There is also a description of the physical conditions of the father in the very beginning of the poem, and the reader is also informed about this man’s works as a farmer. The man is described as a very hard-working person and a good worker doing his job. The poem does not give us details about the environment, so it focuses on the different actions carried out by the man.

The second stanza starts with the words “An expert”, and then there is a pause marked by a full stop. Saying this brief expression, the author emphasizes again the carefulness and accuracy that his father had when he was working.
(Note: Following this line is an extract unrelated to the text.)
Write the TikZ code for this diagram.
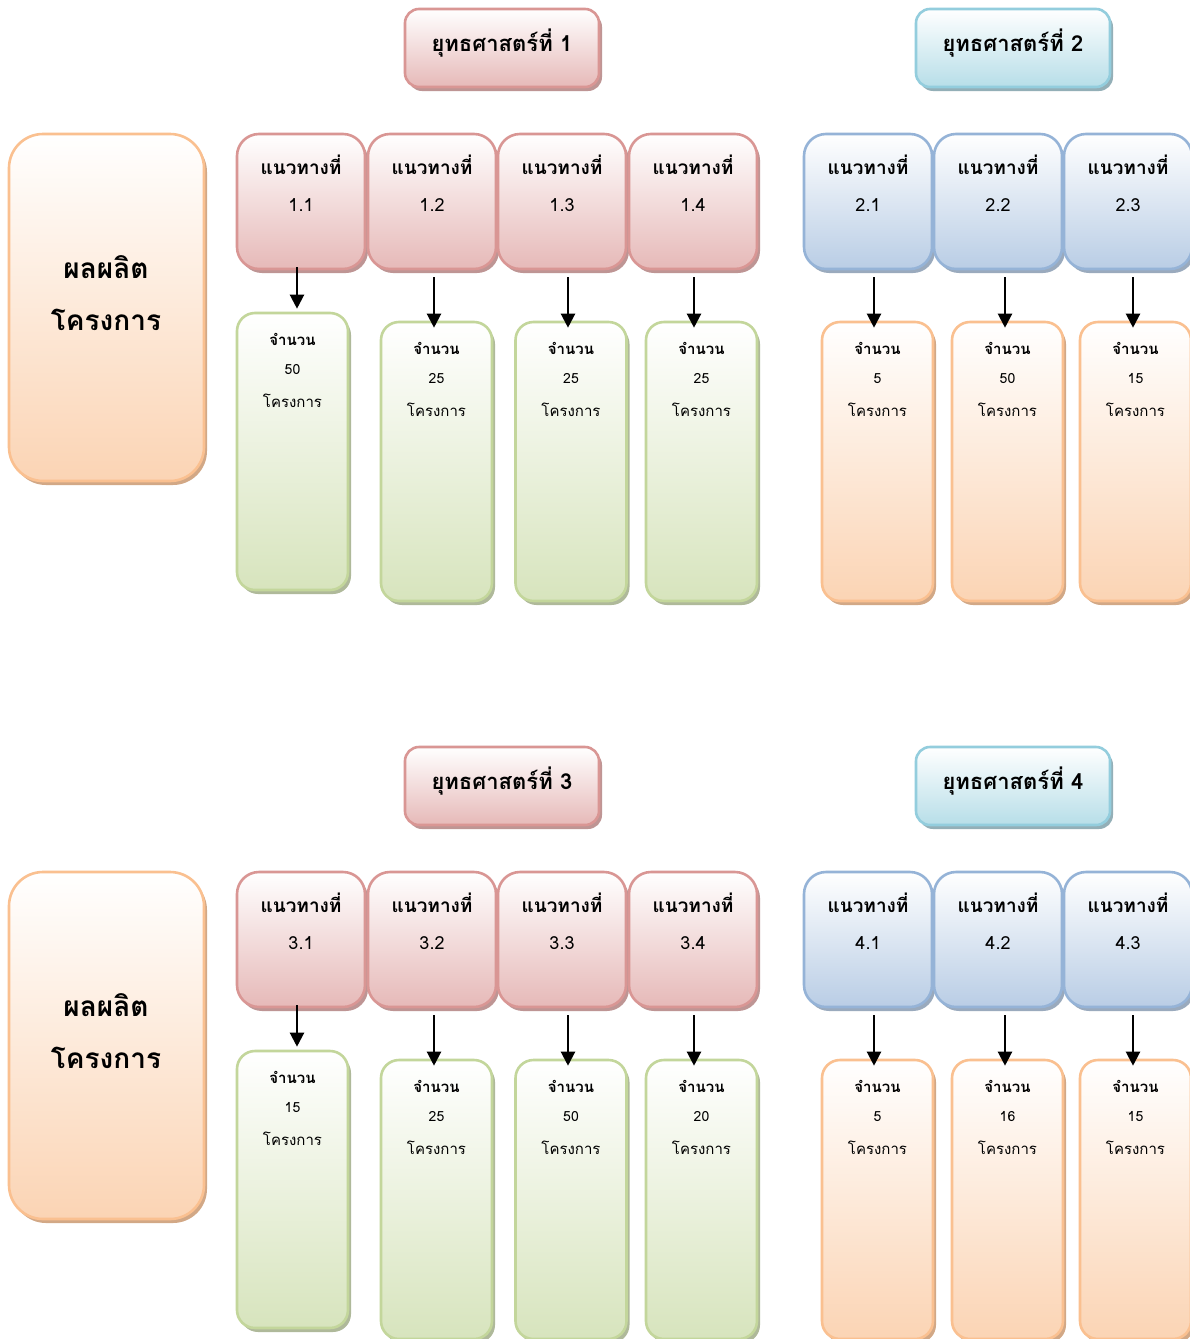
\documentclass[tikz,border=0pt]{standalone}
\usepackage{fontspec}
\setmainfont[Script=Thai]{Loma}
\usetikzlibrary{shadows,arrows.meta,calc}
\definecolor{redB}{HTML}{D99694}\definecolor{redF}{HTML}{E6B9B8}\definecolor{redS}{HTML}{BE9594}
\definecolor{bluB}{HTML}{95B3D7}\definecolor{bluF}{HTML}{B9CDE5}\definecolor{bluS}{HTML}{9AAABD}
\definecolor{grnB}{HTML}{C3D69B}\definecolor{grnF}{HTML}{D7E4BD}\definecolor{grnS}{HTML}{AFB99A}
\definecolor{orgB}{HTML}{FAC090}\definecolor{orgF}{HTML}{FBD4B4}\definecolor{orgS}{HTML}{D2A886}
\definecolor{cyaB}{HTML}{93CDDD}\definecolor{cyaF}{HTML}{B7DEE8}\definecolor{cyaS}{HTML}{93AFB7}
\tikzset{
  basebox/.style n args={3}{draw=#1, line width=2.6pt, top color=white, bottom color=#2,
     drop shadow={shadow xshift=3pt, shadow yshift=-4pt, fill=#3, opacity=1}},
  redhead/.style={basebox={redB}{redF}{redS}, rounded corners=22pt, minimum width=128pt, minimum height=135pt},
  bluhead/.style={basebox={bluB}{bluF}{bluS}, rounded corners=22pt, minimum width=128pt, minimum height=135pt},
  grncol/.style={basebox={grnB}{grnF}{grnS}, rounded corners=18pt, minimum width=111pt},
  orgcol/.style={basebox={orgB}{orgF}{orgS}, rounded corners=18pt, minimum width=111pt},
  redstrat/.style={basebox={redB}{redF}{redS}, rounded corners=14pt, minimum width=194pt, minimum height=78pt},
  cyastrat/.style={basebox={cyaB}{cyaF}{cyaS}, rounded corners=14pt, minimum width=194pt, minimum height=78pt},
  stext/.style={font=\fontsize{22pt}{26pt}\selectfont\bfseries, inner sep=0pt},
  outbox/.style={basebox={orgB}{orgF}{orgS}, rounded corners=34pt, minimum width=195pt, minimum height=347pt},
  htext/.style={font=\fontsize{19pt}{22pt}\selectfont\bfseries, inner sep=0pt},
  ntext/.style={font=\fontsize{18pt}{20pt}\selectfont, inner sep=0pt},
  ctext/.style={font=\fontsize{15pt}{18pt}\selectfont\bfseries, inner sep=0pt},
  cnum/.style={font=\fontsize{14pt}{16pt}\selectfont, inner sep=0pt},
  cword/.style={font=\fontsize{15pt}{18pt}\selectfont, inner sep=0pt},
  otext/.style={font=\fontsize{28pt}{32pt}\selectfont\bfseries, inner sep=0pt},
  arr/.style={line width=2.2pt, -{Triangle[width=14pt,length=14pt]}}
}
\newcommand\stratbox[4]{%
  \node[#2] (#1) at (#3) {};
  \node[stext] (#1t) at ([yshift=5pt]#1.center) {#4};}
\newcommand\headcol[5]{%
  \node[#2] (#1) at (#3,#4) {};
  \node[htext] (#1t) at ([yshift=-32pt]#1.north) {แนวทางที่};
  \node[ntext] (#1n) at ([yshift=-72pt]#1.north) {#5};}
\newcommand\countcol[6]{%
  \node[#2, minimum height=#5pt] (#1) at (#3,#4) {};
  \node[ctext] (#1a) at ([yshift=-28pt]#1.north) {จำนวน};
  \node[cnum] (#1b) at ([yshift=-58pt]#1.north) {#6};
  \node[cword] (#1c) at ([yshift=-89pt]#1.north) {โครงการ};}
\newcommand\linkarr[4]{%
  \draw[arr] ([xshift=#3pt,yshift=#4pt]#1.south) -- ([xshift=#3pt,yshift=#4pt]#1.south |- #2.north);}
\begin{document}
\begin{tikzpicture}[x=1pt,y=-1pt]
\clip (0,0) rectangle (1190,1339);
\fill[white] (0,0) rectangle (1190,1339);
% ---------- top half ----------
\stratbox{s1}{redstrat}{502,48}{ยุทธศาสตร์ที่ 1}
\stratbox{s2}{cyastrat}{1013,48}{ยุทธศาสตร์ที่ 2}
\node[outbox] (o1) at (106.5,307.5) {};
\node[otext] (o1a) at (106,267) {ผลผลิต};
\node[otext] (o1b) at (106,320) {โครงการ};
\headcol{h11}{redhead}{301}{201.5}{1.1}
\headcol{h12}{redhead}{432}{201.5}{1.2}
\headcol{h13}{redhead}{562}{201.5}{1.3}
\headcol{h14}{redhead}{693}{201.5}{1.4}
\headcol{h21}{bluhead}{868}{201.5}{2.1}
\headcol{h22}{bluhead}{998}{201.5}{2.2}
\headcol{h23}{bluhead}{1128}{201.5}{2.3}
\countcol{c11}{grncol}{292.5}{451.5}{277}{50}
\countcol{c12}{grncol}{436.5}{461.5}{279}{25}
\countcol{c13}{grncol}{571}{461.5}{279}{25}
\countcol{c14}{grncol}{701.5}{461.5}{279}{25}
\countcol{c21}{orgcol}{877.5}{461.5}{279}{5}
\countcol{c22}{orgcol}{1007.5}{461.5}{279}{50}
\countcol{c23}{orgcol}{1135.5}{461.5}{279}{15}
\linkarr{h11}{c11}{-4}{3}
\linkarr{h12}{c12}{2}{-7}
\linkarr{h13}{c13}{6}{-7}
\linkarr{h14}{c14}{1}{-7}
\linkarr{h21}{c21}{6}{-7}
\linkarr{h22}{c22}{7}{-7}
\linkarr{h23}{c23}{5}{-7}
% ---------- bottom half ----------
\stratbox{s3}{redstrat}{502,786}{ยุทธศาสตร์ที่ 3}
\stratbox{s4}{cyastrat}{1013,786}{ยุทธศาสตร์ที่ 4}
\node[outbox] (o2) at (106.5,1045.5) {};
\node[otext] (o2a) at (106,1005) {ผลผลิต};
\node[otext] (o2b) at (106,1058) {โครงการ};
\headcol{h31}{redhead}{301}{939.5}{3.1}
\headcol{h32}{redhead}{432}{939.5}{3.2}
\headcol{h33}{redhead}{562}{939.5}{3.3}
\headcol{h34}{redhead}{693}{939.5}{3.4}
\headcol{h41}{bluhead}{868}{939.5}{4.1}
\headcol{h42}{bluhead}{998}{939.5}{4.2}
\headcol{h43}{bluhead}{1128}{939.5}{4.3}
\countcol{c31}{grncol}{292.5}{1189.5}{277}{15}
\countcol{c32}{grncol}{436.5}{1199.5}{279}{25}
\countcol{c33}{grncol}{571}{1199.5}{279}{50}
\countcol{c34}{grncol}{701.5}{1199.5}{279}{20}
\countcol{c41}{orgcol}{877.5}{1199.5}{279}{5}
\countcol{c42}{orgcol}{1007.5}{1199.5}{279}{16}
\countcol{c43}{orgcol}{1135.5}{1199.5}{279}{15}
\linkarr{h31}{c31}{-4}{3}
\linkarr{h32}{c32}{2}{-7}
\linkarr{h33}{c33}{6}{-7}
\linkarr{h34}{c34}{1}{-7}
\linkarr{h41}{c41}{6}{-7}
\linkarr{h42}{c42}{7}{-7}
\linkarr{h43}{c43}{5}{-7}
\end{tikzpicture}
\end{document}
In this quatrain and in the third one we find words generally used in the rural argot: “shafts” (l. 3), “wing” (l. 5), “sock” (l. 6), “headrig” (l.8). (Following Seamus Heaney's "Follower"; John Boly): We can also read other words that show us again the precision that is needed: “narrowed” and “angled” (l.11).
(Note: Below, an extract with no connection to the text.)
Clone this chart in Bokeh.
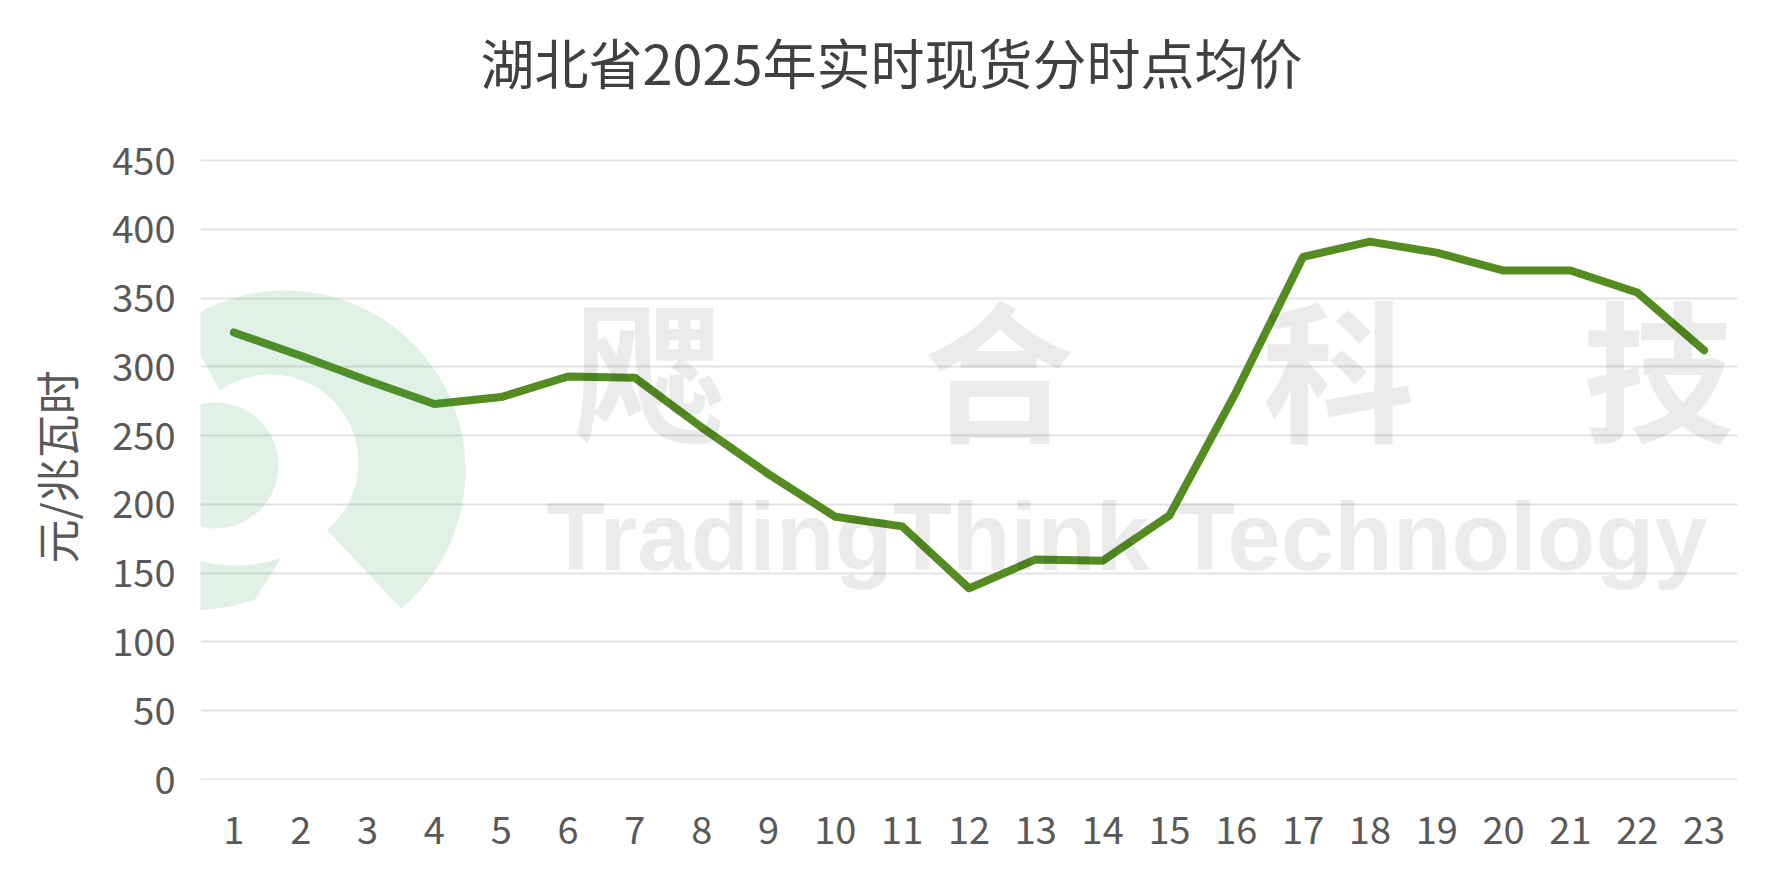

In the fouth stanza the author shows us how his father also played with him: Sometimes he rode me on his back/
Dipping and rising to his plod (l. 15 & 16).
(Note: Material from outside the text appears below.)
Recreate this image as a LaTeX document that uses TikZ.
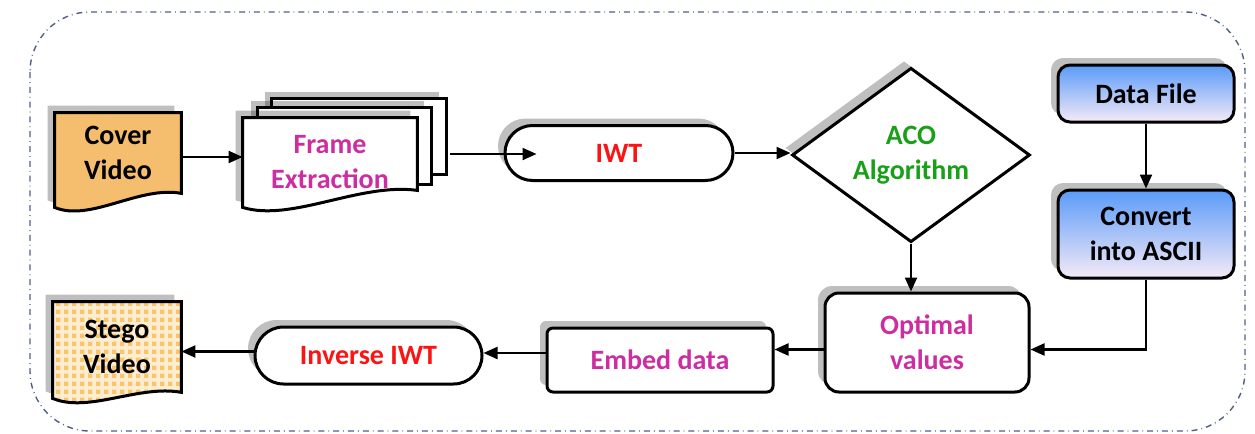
\documentclass[tikz,border=0pt]{standalone}
\usepackage{fontspec}
\setmainfont{Carlito}
\usepackage{xcolor}
\usetikzlibrary{positioning,shapes.geometric,shapes.misc,calc,backgrounds,patterns,arrows.meta}

\definecolor{coverorange}{RGB}{245,190,110}
\definecolor{stegoorange}{RGB}{248,196,108}
\definecolor{stegocream}{RGB}{253,238,210}
\definecolor{textpink}{RGB}{204,45,160}
\definecolor{textred}{RGB}{250,20,20}
\definecolor{textgreen}{RGB}{25,160,25}
\definecolor{fileblue}{RGB}{90,155,248}
\definecolor{filelight}{RGB}{245,234,247}
\definecolor{borderblue}{RGB}{80,95,135}

\pgfdeclarepatternformonly{gingham}{\pgfqpoint{0pt}{0pt}}{\pgfqpoint{4pt}{4pt}}{\pgfqpoint{4pt}{4pt}}{%
  \pgfpathrectangle{\pgfqpoint{0pt}{0pt}}{\pgfqpoint{2.4pt}{2.4pt}}%
  \pgfusepath{fill}}

% document outline round a node, #3 = drop of the lower left corner
\newcommand{\docshape}[3][]{%
  \path[#1] (#2.north west) -- (#2.north east) -- (#2.south east)
    .. controls ($(#2.south east)!0.33!(#2.south west)+(0,-8)$)
    and ($(#2.south west)!0.28!(#2.south east)+(0,#3+15)$)
    .. ($(#2.south west)+(0,#3)$) -- cycle;}

\begin{document}
\begin{tikzpicture}[
		x=0.5pt, y=-0.5pt,
		font=\fontsize{14}{17.5}\selectfont\bfseries,
		shadowed/.style={preaction={fill=black, opacity=0.25, transform canvas={xshift=-3.5pt, yshift=3.5pt}}},
		docnode/.style={rectangle, inner sep=0pt, align=center},
		pillnode/.style={rounded rectangle, draw=black, line width=1.5pt, fill=white, shadowed, inner sep=0pt},
		roundnode/.style={rectangle, rounded corners=#1, draw=black, line width=1.5pt, fill=white, shadowed, align=center, inner sep=0pt},
		roundnode/.default=7pt,
		bluenode/.style={roundnode=6pt, top color=fileblue, bottom color=filelight},
		arrow/.style={line width=1.1pt, -{Triangle[length=7pt, width=6pt]}},
	]
		\useasboundingbox (0,0) rectangle (1255,434);

		% nodes
		\node[docnode, minimum width=63pt, minimum height=40pt] (cover) at (118,153) {Cover\\Video};
		\node[docnode, minimum width=87pt, minimum height=36pt, text=textpink] (frame) at (330,154) {\rule{0pt}{17pt}Frame\\Extraction};
		\node[pillnode, minimum width=114pt, minimum height=27.5pt, text=textred] (iwt) at (619,153) {IWT};
		\node[diamond, draw=black, line width=1.5pt, fill=white, shadowed, minimum width=119pt, minimum height=72pt, inner sep=0pt, align=center, text=textgreen] (aco) at (911,155) {ACO\\Algorithm};
		\node[bluenode, minimum width=88pt, minimum height=28.5pt] (datafile) at (1146,93.5) {Data File};
		\node[bluenode, minimum width=88pt, minimum height=44pt] (convert) at (1146,234) {Convert\\into ASCII};
		\node[roundnode=7pt, minimum width=102pt, minimum height=49.5pt, text=textpink] (optimal) at (927,342.5) {Optimal\\values};
		\node[roundnode=3pt, minimum width=113pt, minimum height=32pt, text=textpink] (embed) at (660,360) {Embed data};
		\node[pillnode, minimum width=113.5pt, minimum height=28.5pt, text=textred] (inverse) at (368.5,355.5) {Inverse IWT};
		\node[docnode, minimum width=64pt, minimum height=45pt] (stego) at (117,347) {Stego\\Video};

		% shapes behind the nodes
		\begin{scope}[on background layer]
			\draw[borderblue, dash dot, line width=0.7pt, rounded corners=30pt] (30,12) rectangle (1245,431);
			\docshape[shadowed, fill=coverorange, draw=black, line width=1.5pt]{cover}{14}
			\draw[shadowed, fill=white, draw=black, line width=1.5pt] ([shift={(29,-19)}]frame.north west) rectangle ([shift={(29,57)}]frame.north east);
			\draw[shadowed, fill=white, draw=black, line width=1.5pt] ([shift={(15,-10)}]frame.north west) rectangle ([shift={(14,67)}]frame.north east);
			\docshape[shadowed, fill=white, draw=black, line width=1.5pt]{frame}{17}
			\docshape[shadowed, preaction={fill=stegocream}, pattern=gingham, pattern color=stegoorange, draw=black, line width=1.5pt]{stego}{6}
		\end{scope}

		% lines
		\draw[arrow] ([yshift=-2pt]cover.east) -- ([yshift=-2pt]cover.east -| frame.west);
		\draw[arrow] ([xshift=16.5pt]frame.east) -- ([xshift=16.5pt]frame.east -| iwt.west);
		\draw[arrow] (iwt.east) -- (iwt.east -| aco.west);
		\draw[arrow] (aco.south) -- (aco.south |- optimal.north);
		\draw[arrow] (datafile.south) -- (convert.north);
		\draw[arrow] (convert.south) |- ([yshift=-3.5pt]optimal.east);
		\draw[arrow] ([yshift=-3.5pt]optimal.west) -- ([yshift=-3.5pt]optimal.west -| embed.east);
		\draw[arrow] ([yshift=3.5pt]embed.west) -- ([yshift=3.5pt]embed.west -| inverse.east);
		\draw[arrow] ([yshift=2pt]inverse.west) -- ([yshift=2pt]inverse.west -| stego.east);
	\end{tikzpicture}
\end{document}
Furthermore, in the fifth stanza there is a will of the child of being as his father in the future, but he accepts that he will never be the same, and presents himself in the last stanza as an useless boy: I was a nuisance, tripping, falling, /Yapping always (l. 22 & 23).

During the last three verses the poet returns to the present time and he says that nowadays his father is who is stumbling because of his age. With the word “Behind” used by Seamus Heaney in the last verse, he obliges us to go back to the beginning of the poem and to remember what he lived in his childhood with his father.

The title refers to the admiration that the poet feels for his father and it also represents the desire of being like him in a future. I think that throughout the entire poem we can also understand the origins of the poet’s family. He says it, as we are told by John Boly (Following Seamus Heaney's "Follower"; John Boly): “The poet has commented on the fact that his parentage thus contains both the Ireland of the cattle-herding Gaelic past and the Ulster of the Industrial Revolution.”

John Boly also talks about the language used by Seamus Heaney’s parents and how it affected his education: “His father was notably sparing of talk and his mother notably ready to speak out, a circumstance which Seamus Heaney believes to have been fundamental to the ‘quarrel with himself’ out of which his poetry arises” (Nobel Web, The Swedish Academy).

To continue talking about languages, Heaney was taught Latin and Irish at St. Columb's College, and these languages, together with the Anglo-Saxon which he would study while being a student of Queen's University in Belfast, were determining factors in the developments which marked his progress as a poet (Nobel Web, The Swedish Academy). “The first verses he wrote when he was a young teacher in Belfast in the early 1960s are linguistically tuned to the Anglo-Saxon note in English. The Gaelic heritage has always been part of his larger keyboard of reference and remains culturally and politically central to the poet and his work” (Nobel Web, The Swedish Academy).

 

 

 

Sources:

- Seamus Heaney Biography: en.wikipedia.org/wiki/Seamus_Heaney webpage consulted on 24th April 2006.

 

- Seamus Heaney Biography, Anonymous, Wikipedia, webpage consulted on 23th April 2006. nobelprize.org/literature/laureates/1995/heaney-bio.html

 

- Following Seamus Heaney's "Follower", John Boly, in: Twentieth Century Literature, Fall 2000, pages 1-22. www.findarticles.com/p/articles/mi_m0403/is_3_46/ai_70907259 webpage consulted on 23th April 2006.